■ EXERCISE DATA
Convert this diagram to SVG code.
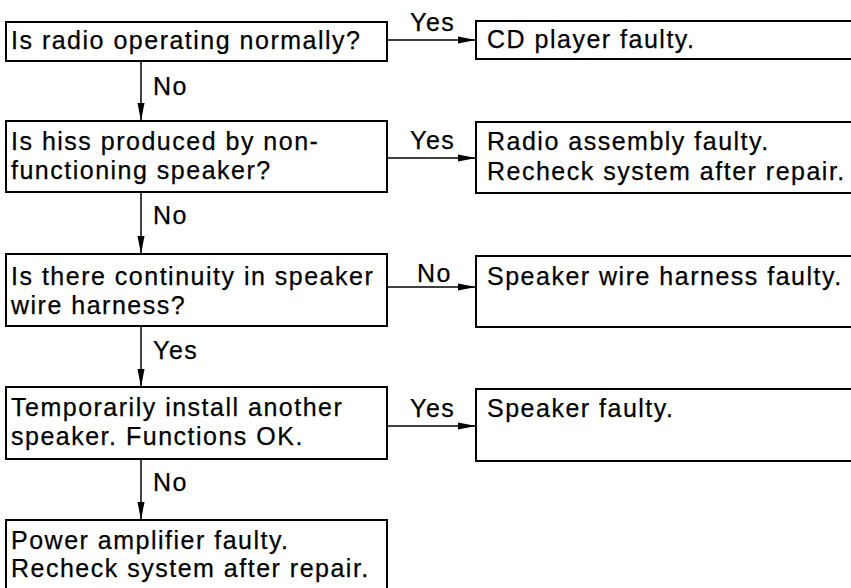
<svg xmlns="http://www.w3.org/2000/svg" width="851" height="588" viewBox="0 0 851 588">
<style>
.box{fill:#fff;stroke:#000;stroke-width:2}
.t{font-family:"Liberation Sans",Arial,sans-serif;font-size:25px;fill:#000;stroke:#000;stroke-width:0.25;letter-spacing:1.5px}
.c{stroke:#000;stroke-width:1.5;fill:none;marker-end:url(#ah)}
</style>
<defs>
<marker id="ah" markerWidth="18" markerHeight="8" refX="18" refY="4" orient="auto" markerUnits="userSpaceOnUse">
<path d="M0,0.5 L18,4 L0,7.5 Z" fill="#000"/>
</marker>
</defs>
<rect width="851" height="588" fill="#fff"/>
<g id="connectors">
<line class="c" x1="387" y1="40" x2="476" y2="40"/>
<line class="c" x1="141" y1="61" x2="141" y2="121"/>
<line class="c" x1="387" y1="158" x2="476" y2="158"/>
<line class="c" x1="141" y1="192" x2="141" y2="254"/>
<line class="c" x1="387" y1="287" x2="476" y2="287"/>
<line class="c" x1="141" y1="326" x2="141" y2="387"/>
<line class="c" x1="387" y1="426" x2="476" y2="426"/>
<line class="c" x1="141" y1="459" x2="141" y2="520"/>
<text class="t" x="410" y="31">Yes</text>
<text class="t" x="153" y="95">No</text>
<text class="t" x="410" y="149">Yes</text>
<text class="t" x="153" y="224">No</text>
<text class="t" x="417" y="282">No</text>
<text class="t" x="153" y="359">Yes</text>
<text class="t" x="410" y="417">Yes</text>
<text class="t" x="153" y="491">No</text>
</g>
<g id="q1"><rect class="box" x="6" y="22" width="381" height="39"/><text class="t" x="11" y="49">Is radio operating normally?</text></g>
<g id="r1"><rect class="box" x="476" y="21" width="390" height="38"/><text class="t" x="487" y="48">CD player faulty.</text></g>
<g id="q2"><rect class="box" x="6" y="121" width="381" height="71"/><text class="t" x="11" y="150">Is hiss produced by non-</text><text class="t" x="11" y="179">functioning speaker?</text></g>
<g id="r2"><rect class="box" x="476" y="122" width="390" height="71"/><text class="t" x="487" y="150">Radio assembly faulty.</text><text class="t" x="487" y="180">Recheck system after repair.</text></g>
<g id="q3"><rect class="box" x="6" y="254" width="381" height="72"/><text class="t" x="11" y="285">Is there continuity in speaker</text><text class="t" x="11" y="314">wire harness?</text></g>
<g id="r3"><rect class="box" x="476" y="256" width="390" height="71"/><text class="t" x="487" y="285">Speaker wire harness faulty.</text></g>
<g id="q4"><rect class="box" x="6" y="387" width="381" height="72"/><text class="t" x="11" y="416">Temporarily install another</text><text class="t" x="11" y="445">speaker. Functions OK.</text></g>
<g id="r4"><rect class="box" x="476" y="389" width="390" height="72"/><text class="t" x="487" y="417">Speaker faulty.</text></g>
<g id="r5"><rect class="box" x="6" y="520" width="381" height="70"/><text class="t" x="11" y="549">Power amplifier faulty.</text><text class="t" x="11" y="577">Recheck system after repair.</text></g>
</svg>
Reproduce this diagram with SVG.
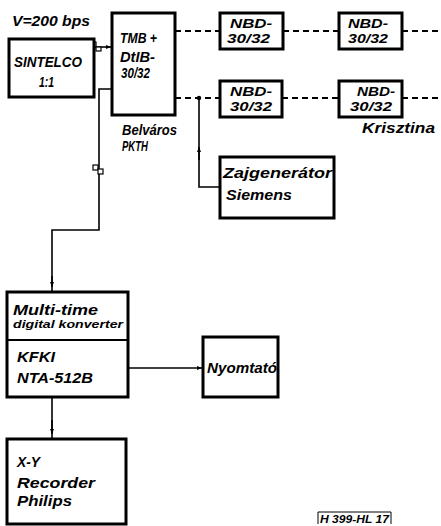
<svg xmlns="http://www.w3.org/2000/svg" width="441" height="526" viewBox="0 0 441 526">
<defs>
<style>
.box{fill:#fff;stroke:#000;stroke-width:3}
.ln{fill:none;stroke:#000;stroke-width:1.6}
.dash{fill:none;stroke:#000;stroke-width:2;stroke-dasharray:6 4}
.sq{fill:#fff;stroke:#000;stroke-width:1.2}
text{font-family:"Liberation Sans",Arial,sans-serif;font-style:italic;font-weight:bold;font-size:14px;fill:#000}
.sm{font-size:11px}
.nb{font-size:13px}
</style>
<marker id="ah" viewBox="0 0 10 10" refX="10" refY="5" markerWidth="5" markerHeight="5" orient="auto" markerUnits="userSpaceOnUse">
<path d="M0,1 L10,5 L0,9 Z" fill="#000"/>
</marker>
</defs>
<rect width="441" height="526" fill="#fff"/>
<g id="connectors">
<path class="dash" d="M175,31 H220 M283,31 H339 M402,31 H441"/>
<path class="dash" d="M175,98 H220 M282,98 H339 M402,98 H441"/>
<path class="ln" d="M94,47 H111" marker-end="url(#ah)"/>
<rect class="sq" x="91" y="42" width="5" height="5"/>
<rect class="sq" x="96" y="47" width="5" height="4"/>
<path class="ln" d="M112,89 H99 V230 H52 V292"/>
<path class="ln" d="M52,276 V287" marker-end="url(#ah)"/>
<rect class="sq" x="93" y="165" width="5" height="5"/>
<rect class="sq" x="98" y="169" width="5" height="5"/>
<circle cx="199" cy="98" r="2.2" fill="#000"/>
<path class="ln" d="M199,98 V187 H220"/>
<path class="ln" d="M199,160 V147" marker-end="url(#ah)"/>
<path class="ln" d="M128,368 H202" marker-end="url(#ah)"/>
<path class="ln" d="M52,397 V439"/>
<path class="ln" d="M52,420 V434" marker-end="url(#ah)"/>
</g>
<text x="12" y="26" textLength="78" lengthAdjust="spacingAndGlyphs">V=200 bps</text>
<g id="sintelco">
<rect class="box" x="9" y="39" width="85" height="58"/>
<text x="14" y="67" textLength="68" lengthAdjust="spacingAndGlyphs">SINTELCO</text>
<text x="39" y="87" textLength="15" lengthAdjust="spacingAndGlyphs">1:1</text>
</g>
<g id="tmb">
<rect class="box" x="112" y="13" width="63" height="102"/>
<text x="120" y="43" textLength="37" lengthAdjust="spacingAndGlyphs">TMB +</text>
<text x="120" y="62" textLength="35" lengthAdjust="spacingAndGlyphs">DtIB-</text>
<text x="121" y="78" textLength="29" lengthAdjust="spacingAndGlyphs">30/32</text>
<text x="122" y="135" textLength="55" lengthAdjust="spacingAndGlyphs">Belváros</text>
<text x="122" y="151" textLength="26" lengthAdjust="spacingAndGlyphs">PKTH</text>
</g>
<g id="nbd1">
<rect class="box" x="220" y="13" width="63" height="36"/>
<text class="nb" x="230" y="28" textLength="42" lengthAdjust="spacingAndGlyphs">NBD-</text>
<text class="nb" x="227" y="43" textLength="43" lengthAdjust="spacingAndGlyphs">30/32</text>
</g>
<g id="nbd2">
<rect class="box" x="339" y="13" width="63" height="36"/>
<text class="nb" x="348" y="28" textLength="40" lengthAdjust="spacingAndGlyphs">NBD-</text>
<text class="nb" x="348" y="43" textLength="40" lengthAdjust="spacingAndGlyphs">30/32</text>
</g>
<g id="nbd3">
<rect class="box" x="220" y="81" width="62" height="36"/>
<text class="nb" x="230" y="96" textLength="42" lengthAdjust="spacingAndGlyphs">NBD-</text>
<text class="nb" x="230" y="111" textLength="42" lengthAdjust="spacingAndGlyphs">30/32</text>
</g>
<g id="nbd4">
<rect class="box" x="339" y="81" width="63" height="36"/>
<text class="nb" x="357" y="96" textLength="38" lengthAdjust="spacingAndGlyphs">NBD-</text>
<text class="nb" x="350" y="111" textLength="42" lengthAdjust="spacingAndGlyphs">30/32</text>
<text x="362" y="133" textLength="73" lengthAdjust="spacingAndGlyphs" font-weight="normal">Krisztina</text>
</g>
<g id="zajgenerator">
<rect class="box" x="220" y="157" width="114" height="61"/>
<text x="223" y="178" textLength="109" lengthAdjust="spacingAndGlyphs">Zajgenerátor</text>
<text x="226" y="200" textLength="66" lengthAdjust="spacingAndGlyphs">Siemens</text>
</g>
<g id="multitime">
<rect class="box" x="7" y="292" width="121" height="105"/>
<line x1="7" y1="340" x2="128" y2="340" stroke="#000" stroke-width="2"/>
<text x="13" y="315" textLength="85" lengthAdjust="spacingAndGlyphs">Multi-time</text>
<text class="sm" x="13" y="328" textLength="110" lengthAdjust="spacingAndGlyphs">digital konverter</text>
<text x="17" y="362" textLength="38" lengthAdjust="spacingAndGlyphs">KFKI</text>
<text x="17" y="383" textLength="76" lengthAdjust="spacingAndGlyphs">NTA-512B</text>
</g>
<g id="nyomtato">
<rect class="box" x="203" y="337" width="75" height="60"/>
<text x="207" y="373" textLength="70" lengthAdjust="spacingAndGlyphs">Nyomtató</text>
</g>
<g id="xyrecorder">
<rect class="box" x="7" y="439" width="119" height="85"/>
<text x="17" y="467" textLength="23" lengthAdjust="spacingAndGlyphs">X-Y</text>
<text x="17" y="488" textLength="78" lengthAdjust="spacingAndGlyphs">Recorder</text>
<text x="17" y="506" textLength="55" lengthAdjust="spacingAndGlyphs">Philips</text>
</g>
<g id="label">
<path d="M318,524 V512 H391 V524" fill="none" stroke="#000" stroke-width="1"/>
<text class="sm" x="320" y="523" textLength="69" lengthAdjust="spacingAndGlyphs" font-size="10">H 399-HL 17</text>
</g>
</svg>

■ WHAT NEEDS TO BE DONE
Isolate the lines above that contain the word "diagram" and copy them.

■ REPLY TO THE EXERCISE
Convert this diagram to SVG code.
Reproduce this diagram with SVG.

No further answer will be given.